• **Short task**: Faithfully return all lines, omitting every embedded picture.

• **Data**:
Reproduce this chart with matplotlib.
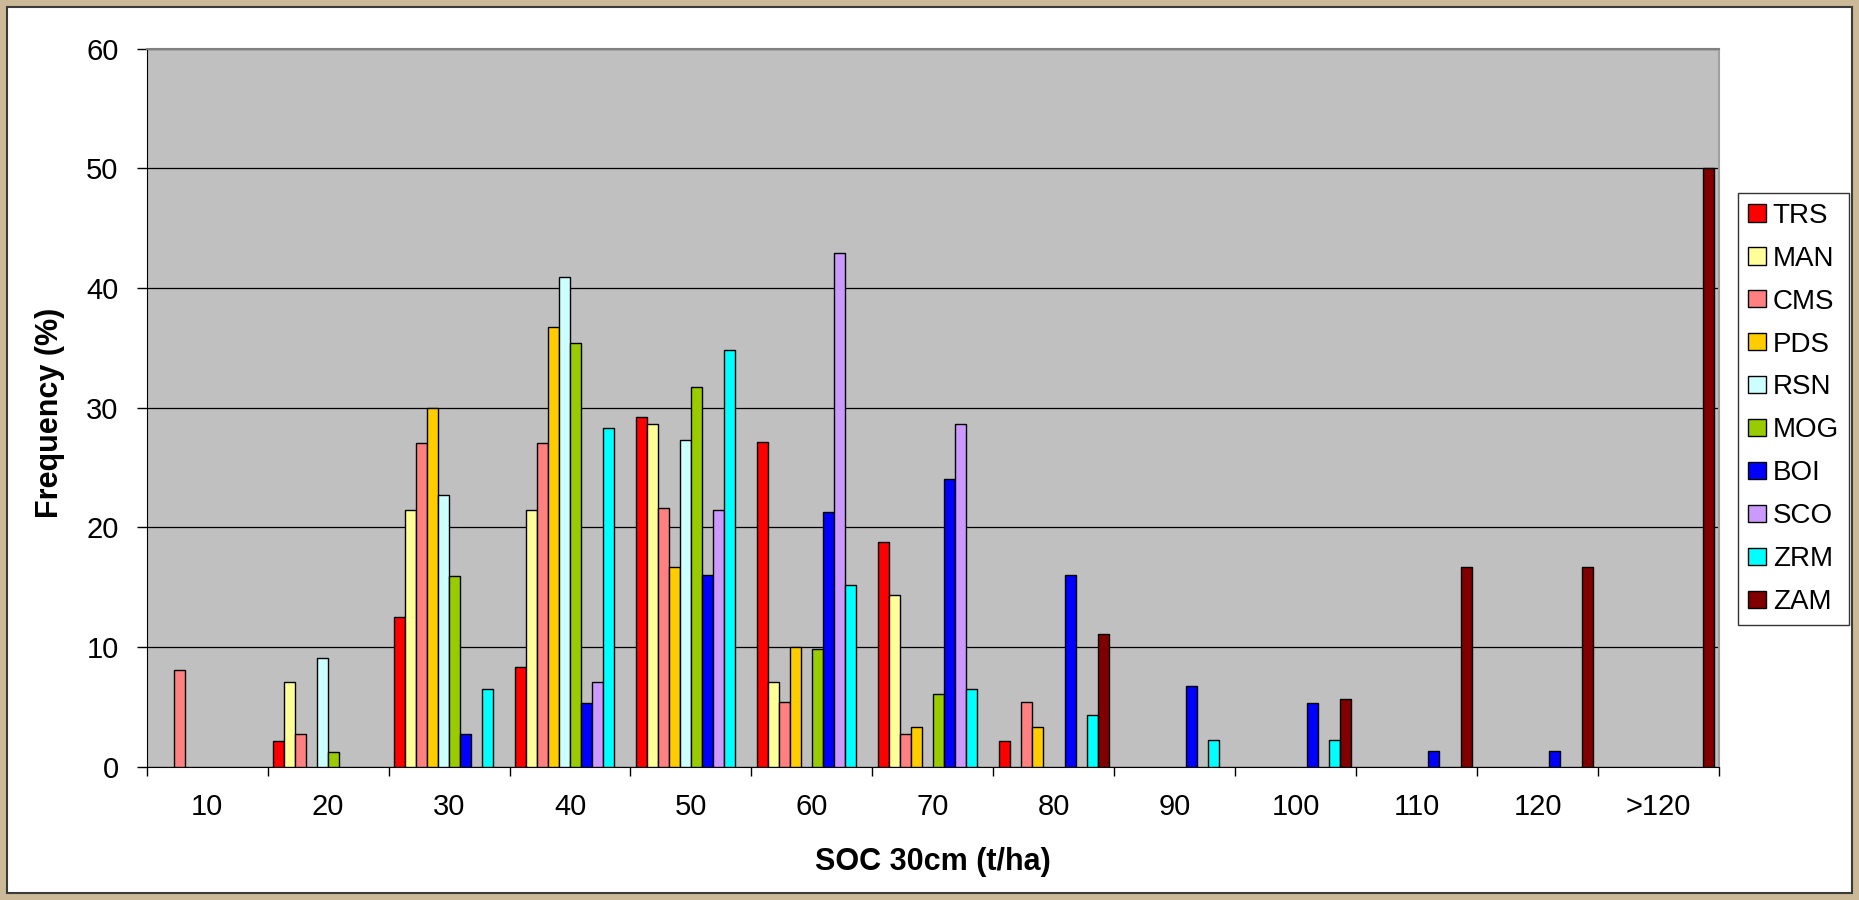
import numpy as np
import matplotlib.pyplot as plt
from matplotlib.patches import Rectangle
from matplotlib.ticker import FixedLocator

plt.rcParams['font.family'] = ['Liberation Sans', 'DejaVu Sans']

# SOC classes (t/ha) and frequency (%) per site
classes = ['10', '20', '30', '40', '50', '60', '70', '80', '90', '100', '110', '120', '>120']

trs = [0, 2.1, 12.5, 8.3, 29.2, 27.1, 18.8, 2.1, 0, 0, 0, 0, 0]
man = [0, 7.1, 21.4, 21.4, 28.6, 7.1, 14.3, 0, 0, 0, 0, 0, 0]
cms = [8.1, 2.7, 27.0, 27.0, 21.6, 5.4, 2.7, 5.4, 0, 0, 0, 0, 0]
pds = [0, 0, 30.0, 36.7, 16.7, 10.0, 3.3, 3.3, 0, 0, 0, 0, 0]
rsn = [0, 9.1, 22.7, 40.9, 27.3, 0, 0, 0, 0, 0, 0, 0, 0]
mog = [0, 1.2, 15.9, 35.4, 31.7, 9.8, 6.1, 0, 0, 0, 0, 0, 0]
boi = [0, 0, 2.7, 5.3, 16.0, 21.3, 24.0, 16.0, 6.7, 5.3, 1.3, 1.3, 0]
sco = [0, 0, 0, 7.1, 21.4, 42.9, 28.6, 0, 0, 0, 0, 0, 0]
zrm = [0, 0, 6.5, 28.3, 34.8, 15.2, 6.5, 4.3, 2.2, 2.2, 0, 0, 0]
zam = [0, 0, 0, 0, 0, 0, 0, 11.1, 0, 5.6, 16.7, 16.7, 50.0]

sites = ['TRS', 'MAN', 'CMS', 'PDS', 'RSN', 'MOG', 'BOI', 'SCO', 'ZRM', 'ZAM']
series = [trs, man, cms, pds, rsn, mog, boi, sco, zrm, zam]
colors = ['#FF0000', '#FFFF99', '#FF8080', '#FFCC00', '#CCFFFF',
          '#99CC00', '#0000FF', '#CC99FF', '#00FFFF', '#800000']

W, H = 1859, 900
fig = plt.figure(figsize=(W / 100, H / 100), dpi=100)
fig.patch.set_facecolor('#cbb998')

# white chart panel inside the tan frame
panel = Rectangle((7 / W, 7 / H), (W - 14) / W, (H - 14) / H, transform=fig.transFigure,
                  facecolor='white', edgecolor='#3a3a3a', linewidth=1.5, zorder=-5)
fig.patches.append(panel)

ax = fig.add_axes([146.7 / W, 1 - 766.5 / H, (1719 - 146.7) / W, (766.5 - 48.6) / H])
ax.set_facecolor('#C0C0C0')

x = np.arange(len(classes))
bw = 1 / 11
for i, (name, vals, col) in enumerate(zip(sites, series, colors)):
    vals = np.array(vals, dtype=float)
    keep = vals > 0
    ax.bar(x[keep] + (i - 4.5) * bw, vals[keep], width=bw, color=col,
           edgecolor='black', linewidth=1.0, label=name, zorder=3)

ax.set_xlim(-0.5, len(classes) - 0.5)
ax.set_ylim(0, 60)
ax.set_yticks(np.arange(0, 61, 10))
ax.yaxis.grid(True, color='black', linewidth=0.9)
ax.set_axisbelow(True)

ax.set_xticks(x)
ax.set_xticklabels(classes)
ax.xaxis.set_minor_locator(FixedLocator(np.arange(-0.5, len(classes), 1)))
ax.tick_params(axis='x', which='major', length=0, pad=19, labelsize=21)
ax.tick_params(axis='x', which='minor', length=6.5, width=1, color='black')
ax.tick_params(axis='y', length=7.2, width=1, pad=13, labelsize=21)

ax.spines['left'].set_color('black')
ax.spines['bottom'].set_color('black')
ax.spines['top'].set_color('#808080')
ax.spines['right'].set_color('#a0a0a0')
ax.spines['top'].set_linewidth(1.5)
ax.spines['right'].set_linewidth(1.5)

ax.set_xlabel('SOC 30cm (t/ha)', fontsize=22, fontweight='bold', va='center')
ax.xaxis.set_label_coords(0.5, -0.133)
ax.set_ylabel('Frequency (%)', fontsize=22, fontweight='bold', va='center', ha='center')
ax.yaxis.set_label_coords(-0.0615, 0.492)

leg = fig.legend(loc='upper left', bbox_to_anchor=(1738 / W, 1 - 193 / H), fontsize=20,
                 frameon=True, fancybox=False, shadow=False, borderpad=0.35,
                 labelspacing=0.61, handlelength=0.65, handleheight=0.58,
                 handletextpad=0.25, borderaxespad=0)
leg.get_frame().set_edgecolor('black')
leg.get_frame().set_linewidth(1.0)

fig.savefig('out.png', dpi=100, facecolor=fig.get_facecolor())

• **The output**:
Reproduce this chart with matplotlib.
import numpy as np
import matplotlib.pyplot as plt
from matplotlib.patches import Rectangle
from matplotlib.ticker import FixedLocator

plt.rcParams['font.family'] = ['Liberation Sans', 'DejaVu Sans']

# SOC classes (t/ha) and frequency (%) per site
classes = ['10', '20', '30', '40', '50', '60', '70', '80', '90', '100', '110', '120', '>120']

trs = [0, 2.1, 12.5, 8.3, 29.2, 27.1, 18.8, 2.1, 0, 0, 0, 0, 0]
man = [0, 7.1, 21.4, 21.4, 28.6, 7.1, 14.3, 0, 0, 0, 0, 0, 0]
cms = [8.1, 2.7, 27.0, 27.0, 21.6, 5.4, 2.7, 5.4, 0, 0, 0, 0, 0]
pds = [0, 0, 30.0, 36.7, 16.7, 10.0, 3.3, 3.3, 0, 0, 0, 0, 0]
rsn = [0, 9.1, 22.7, 40.9, 27.3, 0, 0, 0, 0, 0, 0, 0, 0]
mog = [0, 1.2, 15.9, 35.4, 31.7, 9.8, 6.1, 0, 0, 0, 0, 0, 0]
boi = [0, 0, 2.7, 5.3, 16.0, 21.3, 24.0, 16.0, 6.7, 5.3, 1.3, 1.3, 0]
sco = [0, 0, 0, 7.1, 21.4, 42.9, 28.6, 0, 0, 0, 0, 0, 0]
zrm = [0, 0, 6.5, 28.3, 34.8, 15.2, 6.5, 4.3, 2.2, 2.2, 0, 0, 0]
zam = [0, 0, 0, 0, 0, 0, 0, 11.1, 0, 5.6, 16.7, 16.7, 50.0]

sites = ['TRS', 'MAN', 'CMS', 'PDS', 'RSN', 'MOG', 'BOI', 'SCO', 'ZRM', 'ZAM']
series = [trs, man, cms, pds, rsn, mog, boi, sco, zrm, zam]
colors = ['#FF0000', '#FFFF99', '#FF8080', '#FFCC00', '#CCFFFF',
          '#99CC00', '#0000FF', '#CC99FF', '#00FFFF', '#800000']

W, H = 1859, 900
fig = plt.figure(figsize=(W / 100, H / 100), dpi=100)
fig.patch.set_facecolor('#cbb998')

# white chart panel inside the tan frame
panel = Rectangle((7 / W, 7 / H), (W - 14) / W, (H - 14) / H, transform=fig.transFigure,
                  facecolor='white', edgecolor='#3a3a3a', linewidth=1.5, zorder=-5)
fig.patches.append(panel)

ax = fig.add_axes([146.7 / W, 1 - 766.5 / H, (1719 - 146.7) / W, (766.5 - 48.6) / H])
ax.set_facecolor('#C0C0C0')

x = np.arange(len(classes))
bw = 1 / 11
for i, (name, vals, col) in enumerate(zip(sites, series, colors)):
    vals = np.array(vals, dtype=float)
    keep = vals > 0
    ax.bar(x[keep] + (i - 4.5) * bw, vals[keep], width=bw, color=col,
           edgecolor='black', linewidth=1.0, label=name, zorder=3)

ax.set_xlim(-0.5, len(classes) - 0.5)
ax.set_ylim(0, 60)
ax.set_yticks(np.arange(0, 61, 10))
ax.yaxis.grid(True, color='black', linewidth=0.9)
ax.set_axisbelow(True)

ax.set_xticks(x)
ax.set_xticklabels(classes)
ax.xaxis.set_minor_locator(FixedLocator(np.arange(-0.5, len(classes), 1)))
ax.tick_params(axis='x', which='major', length=0, pad=19, labelsize=21)
ax.tick_params(axis='x', which='minor', length=6.5, width=1, color='black')
ax.tick_params(axis='y', length=7.2, width=1, pad=13, labelsize=21)

ax.spines['left'].set_color('black')
ax.spines['bottom'].set_color('black')
ax.spines['top'].set_color('#808080')
ax.spines['right'].set_color('#a0a0a0')
ax.spines['top'].set_linewidth(1.5)
ax.spines['right'].set_linewidth(1.5)

ax.set_xlabel('SOC 30cm (t/ha)', fontsize=22, fontweight='bold', va='center')
ax.xaxis.set_label_coords(0.5, -0.133)
ax.set_ylabel('Frequency (%)', fontsize=22, fontweight='bold', va='center', ha='center')
ax.yaxis.set_label_coords(-0.0615, 0.492)

leg = fig.legend(loc='upper left', bbox_to_anchor=(1738 / W, 1 - 193 / H), fontsize=20,
                 frameon=True, fancybox=False, shadow=False, borderpad=0.35,
                 labelspacing=0.61, handlelength=0.65, handleheight=0.58,
                 handletextpad=0.25, borderaxespad=0)
leg.get_frame().set_edgecolor('black')
leg.get_frame().set_linewidth(1.0)

fig.savefig('out.png', dpi=100, facecolor=fig.get_facecolor())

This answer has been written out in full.